Acetone should be stored away from strong oxidizers, such as concentrated nitric and sulfuric acid mixtures. It may explode when stored with chloroform in the presence of a base. When oxidized without combustion, for example with hydrogen peroxide, acetone may form acetone peroxide, a highly unstable primary explosive. Acetone peroxide may be formed accidentally, e.g. when waste peroxide is poured into waste solvents.

=== Toxicity ===
Acetone occurs naturally as part of certain metabolic processes in the human body, and has been studied extensively and is believed to exhibit only slight toxicity in normal use. There is no strong evidence of chronic health effects if basic precautions are followed. It is generally recognized to have low acute and chronic toxicity if ingested and/or inhaled. Acetone is not regarded as a carcinogen, a mutagen, or a concern for chronic neurotoxicity effects. Acetone can be found as an ingredient in a variety of consumer products ranging from cosmetics to processed and unprocessed foods. The United States Food and Drug Administration rates acetone as a generally recognized as safe (GRAS) substance when present in food and drink at concentrations from 5 to 8 mg/L.

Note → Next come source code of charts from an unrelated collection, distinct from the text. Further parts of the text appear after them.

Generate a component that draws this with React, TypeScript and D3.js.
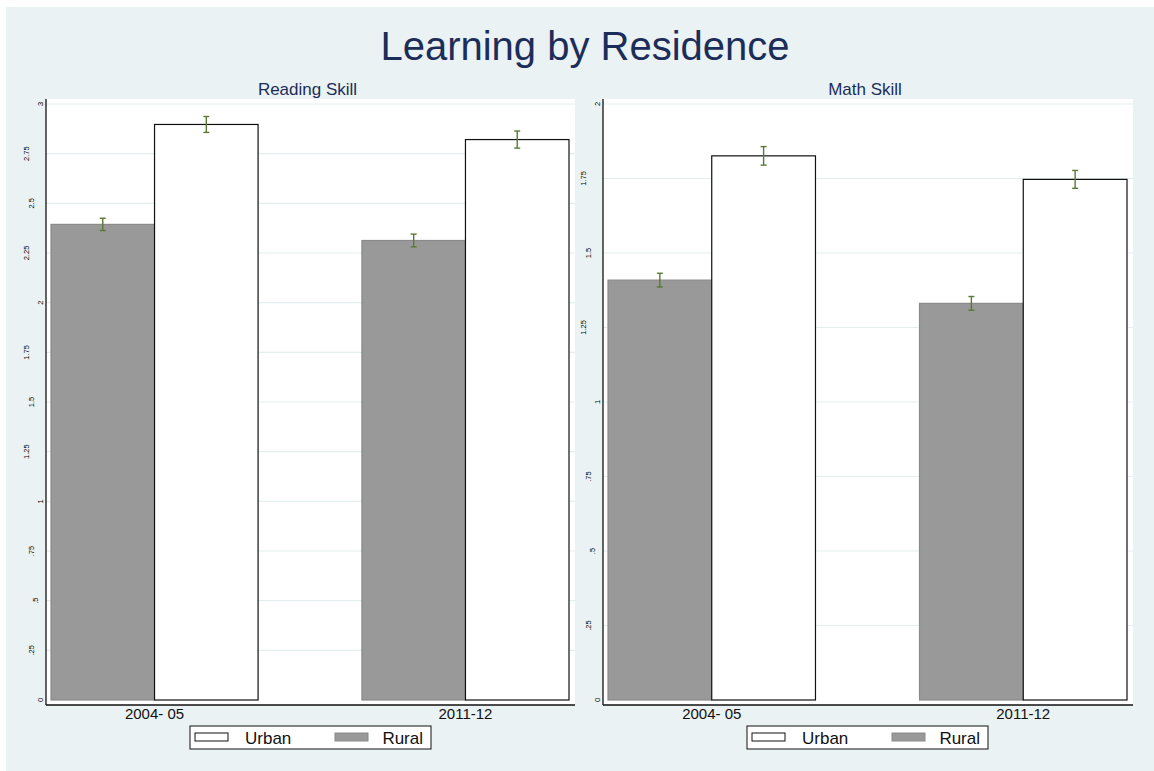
import React, { useEffect, useRef } from "react";
import * as d3 from "d3";

// data
const groups = ["2004- 05", "2011-12"];
const readingRural = [2.394, 2.313];
const readingUrban = [2.897, 2.821];
const readingRuralErr = [0.031, 0.032];
const readingUrbanErr = [0.04, 0.043];
const mathRural = [1.409, 1.331];
const mathUrban = [1.826, 1.747];
const mathRuralErr = [0.023, 0.023];
const mathUrbanErr = [0.031, 0.03];
const readingTicks = [0, 0.25, 0.5, 0.75, 1, 1.25, 1.5, 1.75, 2, 2.25, 2.5, 2.75, 3];
const mathTicks = [0, 0.25, 0.5, 0.75, 1, 1.25, 1.5, 1.75, 2];
const legendLabels = ["Urban", "Rural"];

const BG = "#eaf2f3";
const NAVY = "#1c2d5a";
const ERR = "#5a7a34";
const GRAY = "#999999";

const fmt = (d) => (d === 0 ? "0" : String(d).replace(/^0\./, "."));

const App = () => {
  const ref = useRef();

  useEffect(() => {
    draw();
  }, []);

  const draw = () => {
    const svg = d3.select(ref.current);
    svg.selectAll("*").remove();

    svg.append("rect").attr("width", 1154).attr("height", 771).attr("fill", "#fff");
    svg.append("rect").attr("x", 6).attr("y", 7).attr("width", 1148).attr("height", 764).attr("fill", BG);

    svg
      .append("text")
      .attr("x", 585)
      .attr("y", 60)
      .attr("text-anchor", "middle")
      .attr("font-family", "Liberation Sans, Arial, sans-serif")
      .attr("font-size", 40)
      .attr("fill", NAVY)
      .text("Learning by Residence");

    const panels = [
      {
        title: "Reading Skill",
        left: 46,
        right: 575,
        max: 3,
        ticks: readingTicks,
        rural: readingRural,
        urban: readingUrban,
        ruralErr: readingRuralErr,
        urbanErr: readingUrbanErr,
      },
      {
        title: "Math Skill",
        left: 603,
        right: 1133,
        max: 2,
        ticks: mathTicks,
        rural: mathRural,
        urban: mathUrban,
        ruralErr: mathRuralErr,
        urbanErr: mathUrbanErr,
      },
    ];

    panels.forEach((p) => {
      const g = svg.append("g");
      const top = 99;
      const axisY = 705;

      // plot region
      g.append("rect")
        .attr("x", p.left)
        .attr("y", top)
        .attr("width", p.right - p.left)
        .attr("height", axisY - top)
        .attr("fill", "#fff");

      g.append("text")
        .attr("x", (p.left + p.right) / 2 - 3)
        .attr("y", 95)
        .attr("text-anchor", "middle")
        .attr("font-family", "Liberation Sans, Arial, sans-serif")
        .attr("font-size", 17)
        .attr("fill", NAVY)
        .text(p.title);

      const y = d3.scaleLinear().domain([0, p.max]).range([700, 104]);

      const x = d3
        .scaleBand()
        .domain(groups)
        .range([p.left + 5, p.right - 6])
        .paddingInner(0.334)
        .paddingOuter(0);

      const xs = d3
        .scaleBand()
        .domain(["Rural", "Urban"])
        .range([0, x.bandwidth()]);

      // grid
      g.append("g")
        .selectAll("line")
        .data(p.ticks.filter((t) => t > 0))
        .join("line")
        .attr("x1", p.left)
        .attr("x2", p.right)
        .attr("y1", (d) => y(d))
        .attr("y2", (d) => y(d))
        .attr("stroke", "#e4eeef")
        .attr("stroke-width", 1.2);

      // y labels, vertical
      g.append("g")
        .selectAll("text")
        .data(p.ticks)
        .join("text")
        .attr("transform", (d) => {
          const n = fmt(d).length;
          const cx = p.left - 6 - (n - 1) * 4.5;
          return "translate(" + cx + "," + y(d) + ") rotate(-90)";
        })
        .attr("text-anchor", "middle")
        .attr("dominant-baseline", "central")
        .attr("font-family", "Liberation Sans, Arial, sans-serif")
        .attr("font-size", 7.5)
        .attr("fill", "#000")
        .text((d) => fmt(d));

      const rows = groups.map((grp, i) => ({
        grp,
        bars: [
          { key: "Rural", v: p.rural[i], e: p.ruralErr[i] },
          { key: "Urban", v: p.urban[i], e: p.urbanErr[i] },
        ],
      }));

      const grpG = g
        .append("g")
        .selectAll("g")
        .data(rows)
        .join("g")
        .attr("transform", (d) => "translate(" + x(d.grp) + ",0)");

      grpG
        .selectAll("rect")
        .data((d) => d.bars)
        .join("rect")
        .attr("x", (d) => xs(d.key))
        .attr("y", (d) => y(d.v))
        .attr("width", xs.bandwidth())
        .attr("height", (d) => y(0) - y(d.v))
        .attr("fill", (d) => (d.key === "Rural" ? GRAY : "#fff"))
        .attr("stroke", (d) => (d.key === "Rural" ? "#8a8a8a" : "#111"))
        .attr("stroke-width", 1.2);

      // error bars
      const eb = grpG
        .selectAll("g.err")
        .data((d) => d.bars)
        .join("g")
        .attr("class", "err")
        .attr("stroke", ERR)
        .attr("stroke-width", 1.4);
      eb.append("line")
        .attr("x1", (d) => xs(d.key) + xs.bandwidth() / 2)
        .attr("x2", (d) => xs(d.key) + xs.bandwidth() / 2)
        .attr("y1", (d) => y(d.v + d.e))
        .attr("y2", (d) => y(d.v - d.e));
      [1, -1].forEach((s) => {
        eb.append("line")
          .attr("x1", (d) => xs(d.key) + xs.bandwidth() / 2 - 3)
          .attr("x2", (d) => xs(d.key) + xs.bandwidth() / 2 + 3)
          .attr("y1", (d) => y(d.v + s * d.e))
          .attr("y2", (d) => y(d.v + s * d.e));
      });

      // axes lines
      g.append("line")
        .attr("x1", p.left)
        .attr("x2", p.left)
        .attr("y1", top)
        .attr("y2", axisY)
        .attr("stroke", "#111")
        .attr("stroke-width", 1.3);
      g.append("line")
        .attr("x1", p.left)
        .attr("x2", p.right)
        .attr("y1", axisY)
        .attr("y2", axisY)
        .attr("stroke", "#111")
        .attr("stroke-width", 1.3);

      g.append("g")
        .selectAll("text")
        .data(groups)
        .join("text")
        .attr("x", (d) => x(d) + x.bandwidth() / 2)
        .attr("y", 719)
        .attr("text-anchor", "middle")
        .attr("font-family", "Liberation Sans, Arial, sans-serif")
        .attr("font-size", 15)
        .attr("fill", "#111")
        .text((d) => d);

      // legend
      const lx = p.left + 144;
      const lg = g.append("g").attr("transform", "translate(" + lx + ",726)");
      lg.append("rect")
        .attr("width", 241)
        .attr("height", 23)
        .attr("fill", "#fff")
        .attr("stroke", "#111")
        .attr("stroke-width", 1);
      legendLabels.forEach((lab, i) => {
        const ox = i === 0 ? 5 : 145;
        lg.append("rect")
          .attr("x", ox)
          .attr("y", 7)
          .attr("width", 33)
          .attr("height", 8)
          .attr("fill", lab === "Rural" ? GRAY : "#fff")
          .attr("stroke", lab === "Rural" ? "#8a8a8a" : "#111")
          .attr("stroke-width", 1);
        lg.append("text")
          .attr("x", i === 0 ? 55 : 233)
          .attr("y", 18)
          .attr("text-anchor", i === 0 ? "start" : "end")
          .attr("font-family", "Liberation Sans, Arial, sans-serif")
          .attr("font-size", 17)
          .attr("fill", "#111")
          .text(lab);
      });
    });
  };

  return (
    <svg
      ref={ref}
      width={1154}
      height={771}
      style={{ position: "absolute", left: 0, top: 0, display: "block" }}
    ></svg>
  );
};

export default App;
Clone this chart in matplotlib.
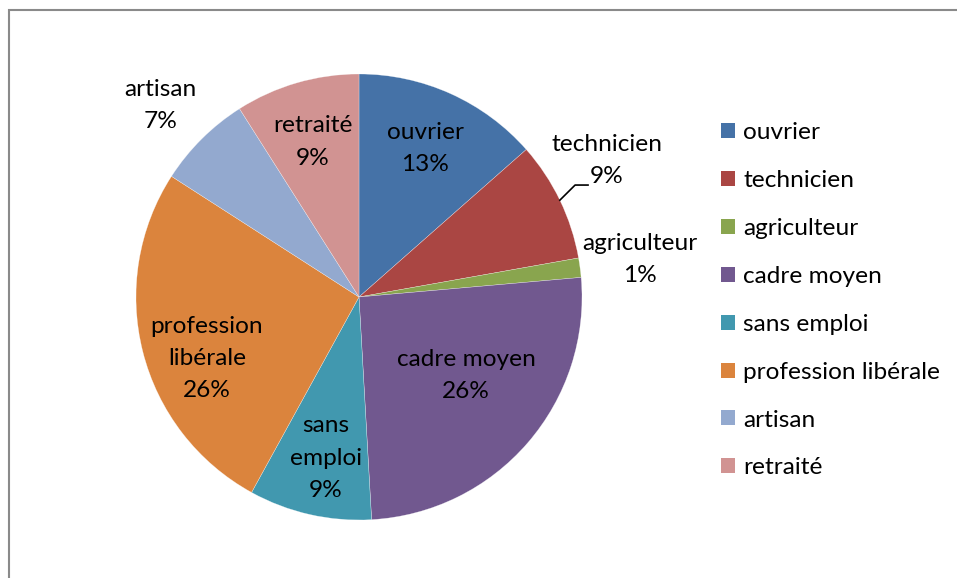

Acetone is an irritant, causing mild skin and moderate-to-severe eye irritation. Like many other solvents, acetone may depress the central nervous system at high vapor concentrations. Acute toxicity for mice by ingestion (LD_{50}) is 3 g/kg, and by inhalation (LC_{50}) is 44 g/m^{3} over 4 hours.

=== EPA classification ===
In 1995, the United States Environmental Protection Agency (EPA) removed acetone from the list of volatile organic compounds. The companies requesting the removal argued that it would "contribute to the achievement of several important environmental goals and would support EPA's pollution prevention efforts", and that acetone could be used as a substitute for several compounds that are listed as hazardous air pollutants (HAP) under section 112 of the Clean Air Act. In making its decision EPA conducted an extensive review of the available toxicity data on acetone, which was continued through the 2000s. It found that the evaluable "data are inadequate for an assessment of the human carcinogenic potential of acetone".

==Abiotic sources==
On 30 July 2015, scientists reported that upon the first touchdown of the Philae lander on comet 67P's surface, measurements by the COSAC and Ptolemy instruments revealed sixteen organic compounds, four of which were seen for the first time on a comet, including acetamide, acetone, methyl isocyanate, and propionaldehyde.